(The following story by Michael Jamison appeared on the Missoulian website on November 27, 2009.
WHITEFISH, Mont. — Excavators have unearthed “no big surprises” in their environmental cleanup of the Whitefish River, but the work is lagging several weeks behind schedule and is now expected to last through the end of December.
“They haven’t hit any major obstacles,” said Jennifer Chergo, of the U.S. Environmental Protection Agency. “They’re just moving slower than they expected.”
The cleanup, Chergo said, was planned to be about finished by now, but workers are “only about 40 percent done. I think it will probably continue through the end of December.”

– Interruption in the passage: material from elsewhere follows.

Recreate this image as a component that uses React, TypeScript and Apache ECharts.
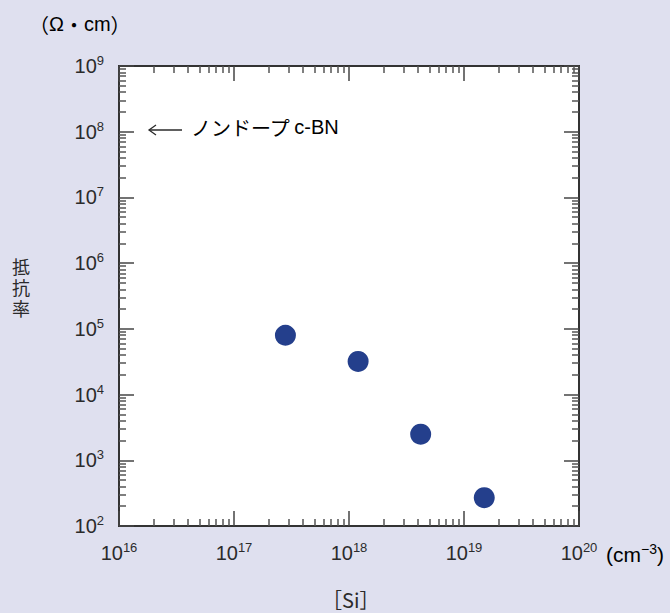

The EPA ordered Burlington Northern Santa Fe to undertake the river restoration after finding diesel fuel and other contaminants mired in the muck. The pollution, Chergo said, was presumably put there by a century of railroading, and BNSF spokesman Gus Melonas confirmed that analysis of the sediment showed the contamination dated from “many decades ago.”
A local resident called EPA in 2007 to report an oily sheen on the river surface not far from a BNSF fueling facility. That area already is a state Superfund site, with a known plume of diesel spreading beneath it on the shallow aquifer.
When the agency investigated, it found bunker fuel oil and weathered diesel trapped in sediment. The contamination begins adjacent to the railroad facility and extends downriver about two miles.
This fall’s work, Chergo said, involves cleaning a 500-foot stretch of river from the BNSF yard to the Second Street bridge on U.S. Highway 93. Crews have installed large coffer dams along the shoreline, and pumped water out from behind them. Excavators then scoop out the top foot of sediment, which is later hauled by rail to a special landfill in North Dakota.
As they work, scientists analyze core samples to determine the spread of pollution, Chergo said. The contamination seems not to be evenly distributed, but rather has been concentrated in certain spots by river currents.
So far, she said, the work appears to be proceeding as planned, if a little slowly. More work is set for next fall, and additional cleanup could be scheduled for spring if river flows allow.
Rehabilitation of the work site will take place in the spring, Melonas said.
Officials at BNSF have said they intend to remove between 1,000 and 2,000 cubic yards of contaminated sediment before the project ends. Melonas said 20 rail cars already have been filled with sediment and 14 more have been ordered.
“We want to ensure that we take more, rather than less,” Melonas said. “We want to do this right.”
Melonas said this fall’s work comes at an estimated cost of between $1 million and $1.5 million.
He called the work to date “extremely successful.”
The city of Whitefish, meanwhile, has finished drilling some two dozen sampling wells, intended to assess the scope of the underground pollution plume. Residents became concerned last spring that the plume might have reached beneath neighboring properties, after BNSF approached homeowners with offers to buy them out. Several in the trendy Railroad District neighborhood agreed to sell.
Working with a state grant, city officials drilled the one-time-use sampling holes in mid-November, and now await lab results. City Attorney John Phelps said the analysis should be complete within a matter of “days or weeks. We certainly hope all the samples come back clean, but at this point that almost seems like too much to ask.”
City leaders have requested that BNSF place the neighborhood properties it purchased back on the market, as a show of confidence the land is unpolluted. The railroad has not responded to that request.
In addition to EPA and city officials, state regulators also are investigating site pollution at the Whitefish railroad facility, in anticipation of a long-term cleanup there including the underground plumes and shallower soils.